Using Mount Vernon to Teach with Images
Images can communicate information about people and places that words cannot achieve on their own. By looking at 18th-century images, students can peek into the world that George Washington saw and lived in, as well as the world imagined by others who lived during this time. As a surveyor of maps, collector of artwork, and sitter for portraits, George Washington shared his life across the centuries with guests at Mount Vernon through visual sources.
Teaching with Images Tips:
Artwork and prints from the 18th century were used to communicate important information about contemporary events. Even though the colonies and the young United States had a higher rate of literacy than most of the world, images were still one of the most powerful tools to communicate information across different populations and geographic regions. Popular images were often recreated in other forms (in prints, in newspapers, on china, in needlework, et cetera). These visual sources can help students grasp the same.
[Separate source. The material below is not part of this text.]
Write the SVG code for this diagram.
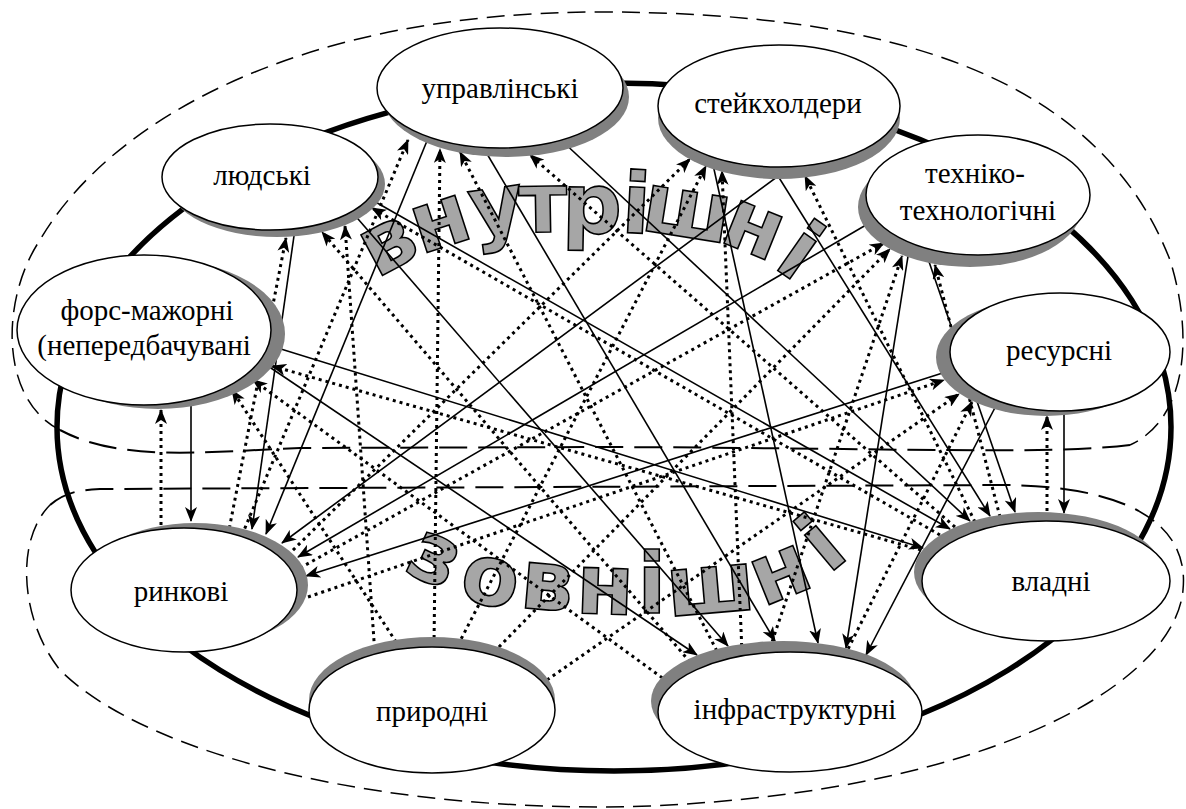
<svg xmlns="http://www.w3.org/2000/svg" width="1186" height="809" viewBox="0 0 1186 809">
<defs>
<marker id="ah" viewBox="0 0 15 12" refX="14" refY="6" markerWidth="15" markerHeight="12" markerUnits="userSpaceOnUse" orient="auto"><path d="M0,0 L15,6 L0,12 L4,6 z" fill="#000"/></marker>
<style>
.dash{fill:none;stroke:#000;stroke-width:1.5;stroke-dasharray:18 9}
.dash2{fill:none;stroke:#000;stroke-width:2;stroke-dasharray:28 11}
.ring{fill:none;stroke:#000;stroke-width:5.5}
.wa{font-family:"DejaVu Sans","Liberation Sans",sans-serif;font-weight:bold;font-size:84px;fill:#a6a6a6;stroke:#000;stroke-width:1.6;text-anchor:middle}
.s{stroke:#000;stroke-width:1.6;fill:none;marker-end:url(#ah)}
.d{stroke:#000;stroke-width:3;stroke-dasharray:3 4;fill:none;marker-end:url(#ah)}
.sh{fill:#808080}
.nd{fill:#fff;stroke:#000;stroke-width:1.5}
.lbl{font-family:"Liberation Serif","DejaVu Serif",serif;font-size:29px;fill:#000;text-anchor:middle}
</style>
</defs>
<rect width="1186" height="809" fill="#fff"/>
<g id="regions">
<path class="dash" d="M60,430 C0,400 0,300 40,240 C110,120 300,12 600,12 C900,12 1100,80 1170,260 C1195,340 1185,420 1130,445"/>
<path class="dash2" d="M1130,445 C1050,455 900,448 600,447 L300,448 C200,452 120,462 60,430"/>
<path class="dash2" d="M50,505 C65,492 80,490 100,489 L1000,485 C1060,485 1107.5,493.75 1139.1,511.25"/>
<path class="dash" d="M1139.1,511.25 C1170.75,528.75 1186.5,555 1183,590 C1175,680 1000,790 650,806 C400,815 150,760 60,670 C20,620 15,540 50,505"/>
<ellipse class="ring" cx="614" cy="427" rx="557" ry="344"/>
</g>
<g id="wordart-internal">
<text class="wa" transform="translate(389,246) rotate(-28)" y="23">в</text>
<text class="wa" transform="translate(441,224) rotate(-18)" y="23">н</text>
<text class="wa" transform="translate(497,211) rotate(-8)" y="23">у</text>
<text class="wa" transform="translate(543,209) rotate(-1)" y="23">т</text>
<text class="wa" transform="translate(592,210) rotate(1)" y="23">р</text>
<text class="wa" transform="translate(636,210) rotate(3)" y="23">і</text>
<text class="wa" transform="translate(687,214) rotate(9)" y="23">ш</text>
<text class="wa" transform="translate(753,230) rotate(22)" y="23">н</text>
<text class="wa" transform="translate(797,256) rotate(35)" y="23">і</text>
</g>
<g id="wordart-external">
<text class="wa" transform="translate(434,560) rotate(25)" y="23">з</text>
<text class="wa" transform="translate(490,582) rotate(12)" y="23">о</text>
<text class="wa" transform="translate(547,587) rotate(5)" y="23">в</text>
<text class="wa" transform="translate(605,591) rotate(2)" y="23">н</text>
<text class="wa" transform="translate(652,590) rotate(0)" y="23">і</text>
<text class="wa" transform="translate(711,590) rotate(-5)" y="23">ш</text>
<text class="wa" transform="translate(781,575) rotate(-22)" y="23">н</text>
<text class="wa" transform="translate(825,548) rotate(-40)" y="23">і</text>
</g>
<g id="connectors">
<line class="s" x1="191" y1="395" x2="191" y2="521"/>
<line class="s" x1="296" y1="222" x2="252" y2="529"/>
<line class="s" x1="429" y1="136" x2="266" y2="534"/>
<line class="s" x1="800" y1="160" x2="282" y2="543"/>
<line class="s" x1="866" y1="225" x2="298" y2="557"/>
<line class="s" x1="952" y1="370" x2="306" y2="576"/>
<line class="s" x1="262" y1="362" x2="697" y2="655"/>
<line class="s" x1="352" y1="212" x2="728" y2="646"/>
<line class="s" x1="480" y1="142" x2="775" y2="641"/>
<line class="s" x1="712" y1="160" x2="818" y2="643"/>
<line class="s" x1="909" y1="250" x2="846" y2="648"/>
<line class="s" x1="999" y1="400" x2="866" y2="655"/>
<line class="s" x1="268" y1="345" x2="923" y2="548"/>
<line class="s" x1="372" y1="200" x2="950" y2="529"/>
<line class="s" x1="561" y1="140" x2="970" y2="521"/>
<line class="s" x1="768" y1="160" x2="990" y2="516"/>
<line class="s" x1="925" y1="250" x2="1015" y2="512"/>
<line class="s" x1="1064" y1="405" x2="1064" y2="513"/>
<line class="d" x1="161" y1="532" x2="161" y2="410"/>
<line class="d" x1="228" y1="535" x2="286" y2="238"/>
<line class="d" x1="242" y1="535" x2="408" y2="140"/>
<line class="d" x1="288" y1="555" x2="690" y2="159"/>
<line class="d" x1="300" y1="568" x2="884" y2="243"/>
<line class="d" x1="308" y1="597" x2="944" y2="380"/>
<line class="d" x1="400" y1="648" x2="232" y2="390"/>
<line class="d" x1="375" y1="655" x2="345" y2="226"/>
<line class="d" x1="434" y1="645" x2="440" y2="149"/>
<line class="d" x1="458" y1="645" x2="706" y2="166"/>
<line class="d" x1="494" y1="652" x2="890" y2="249"/>
<line class="d" x1="547" y1="680" x2="959" y2="394"/>
<line class="d" x1="668" y1="682" x2="253" y2="380"/>
<line class="d" x1="690" y1="662" x2="322" y2="232"/>
<line class="d" x1="720" y1="657" x2="460" y2="152"/>
<line class="d" x1="742" y1="653" x2="722" y2="171"/>
<line class="d" x1="770" y1="648" x2="902" y2="256"/>
<line class="d" x1="845" y1="655" x2="972" y2="402"/>
<line class="d" x1="921" y1="550" x2="272" y2="366"/>
<line class="d" x1="940" y1="535" x2="372" y2="208"/>
<line class="d" x1="955" y1="527" x2="530" y2="155"/>
<line class="d" x1="975" y1="522" x2="805" y2="176"/>
<line class="d" x1="1000" y1="517" x2="935" y2="265"/>
<line class="d" x1="1047" y1="518" x2="1047" y2="416"/>
</g>
<g id="node-forsmazhorni"><ellipse class="sh" cx="158" cy="334" rx="127" ry="75"/><ellipse class="nd" cx="144" cy="330" rx="127" ry="75"/><text class="lbl" x="147" y="320">форс-мажорні</text><text class="lbl" x="144" y="355">(непередбачувані</text></g>
<g id="node-liudski"><ellipse class="sh" cx="277" cy="184" rx="108" ry="53"/><ellipse class="nd" cx="270" cy="177" rx="108" ry="53"/><text class="lbl" x="262" y="185">людські</text></g>
<g id="node-upravlinski"><ellipse class="sh" cx="506" cy="97" rx="123" ry="60"/><ellipse class="nd" cx="500" cy="88" rx="123" ry="60"/><text class="lbl" x="500" y="98">управлінські</text></g>
<g id="node-steikkholdery"><ellipse class="sh" cx="779" cy="118" rx="121" ry="61"/><ellipse class="nd" cx="779" cy="106" rx="121" ry="61"/><text class="lbl" x="778" y="113">стейкхолдери</text></g>
<g id="node-tekhniko"><ellipse class="sh" cx="970" cy="207" rx="112" ry="60"/><ellipse class="nd" cx="978" cy="195" rx="112" ry="60"/><text class="lbl" x="975" y="183">техніко-</text><text class="lbl" x="978" y="220">технологічні</text></g>
<g id="node-resursni"><ellipse class="sh" cx="1046" cy="357" rx="110" ry="59"/><ellipse class="nd" cx="1060" cy="352" rx="110" ry="59"/><text class="lbl" x="1059" y="360">ресурсні</text></g>
<g id="node-rynkovi"><ellipse class="sh" cx="195" cy="585" rx="113" ry="62"/><ellipse class="nd" cx="184" cy="590" rx="113" ry="62"/><text class="lbl" x="181" y="601">ринкові</text></g>
<g id="node-pryrodni"><ellipse class="sh" cx="432" cy="700" rx="123" ry="63"/><ellipse class="nd" cx="432" cy="710" rx="123" ry="63"/><text class="lbl" x="432" y="721">природні</text></g>
<g id="node-infrastrukturni"><ellipse class="sh" cx="783" cy="701" rx="132" ry="60"/><ellipse class="nd" cx="790" cy="712" rx="132" ry="60"/><text class="lbl" x="795" y="719">інфраструктурні</text></g>
<g id="node-vladni"><ellipse class="sh" cx="1038" cy="572" rx="124" ry="60"/><ellipse class="nd" cx="1046" cy="581" rx="124" ry="60"/><text class="lbl" x="1051" y="591">владні</text></g>
</svg>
Historic maps provide strong images layered with historic text to interpret and represent a specific time and place. Maps can help students gain an understanding of historic battles by showing distance, relative position, and landscape. For example, a Digital Encyclopedia of George Washington entry on the Siege of Boston paired with a historic map can help students identify the key locations mentioned in the article. In viewing the positions of Washington and the British army, students can better appreciate the impact of the siege in the early days of the American Revolution.
Images provide students with the opportunity to practice the critical skill of detail observation. One method to achieve this is to provide students only a portion of a visual source to analyze. This allows them to build information in manageable portions based on details without jumping into an analysis of the entire work. Other techniques to achieve this outcome include sustained observation of an image followed by its removal for a classroom discussion focused on students thinking critically to recall details and information on the source.
Asking students to recreate an image can build observation and interpretation skills. Students can recreate the pose of a portrait sitter, rebuild a still life, or transform the whole classroom into a reinterpretation of a grand historical painting.
Images at Mount Vernon:
The Washington Family, an engraving by artist Edward Savage, hangs in Mount Vernon’s dining room. This image is a rare primary source showing George Washington in his role as family man and father figure. The people in the room, the clothes they are wearing, the objects that surround them, and the backdrop all provide key evidence to help explore the relationships and interests of Washington, his wife, her grandchildren, and the enslaved individual in livery. Edward Savage painted many scenes at Mount Vernon that provide a rich body of primary source material for life at the estate.
Samuel Vaughan, the famed designer from England, created a map of Mount Vernon as a gift for the Washingtons. During his visit, Vaughan created a plan and subsequent map that captured the design of the highly fashionable walking paths and gardens maintained at Mount Vernon. Since he also included all existing structures (with a key), it can be used today to examine the layout and function of the buildings, as well as the landscape design, of the Mount Vernon estate.
The riverscapes George Washington chose as decoration in his New Room pre-dated the popularity of landscape painting that blossomed in the 19th century. These images visually showed his guests the importance he felt rivers played in the economy and prosperity of the new United States. Images of the Potomac and Hudson Rivers also hang in prominent locations in the New Room.
One of the most famous paintings of George Washington was painted by the artist Emanuel Leutze in 1851. Titled Washington Crossing the Delaware it shows Washington leading his troops across the Delaware River on December 25, 1776, before the Battle of Trenton. George Washington never saw this picture as it was painted more than 50 years after his death. As an artist and a revolutionary, Leutze used his craft to visually tie Washington’s success at the Battle of Trenton to the revolution occurring in Germany in the 19th century, a revolution he supported.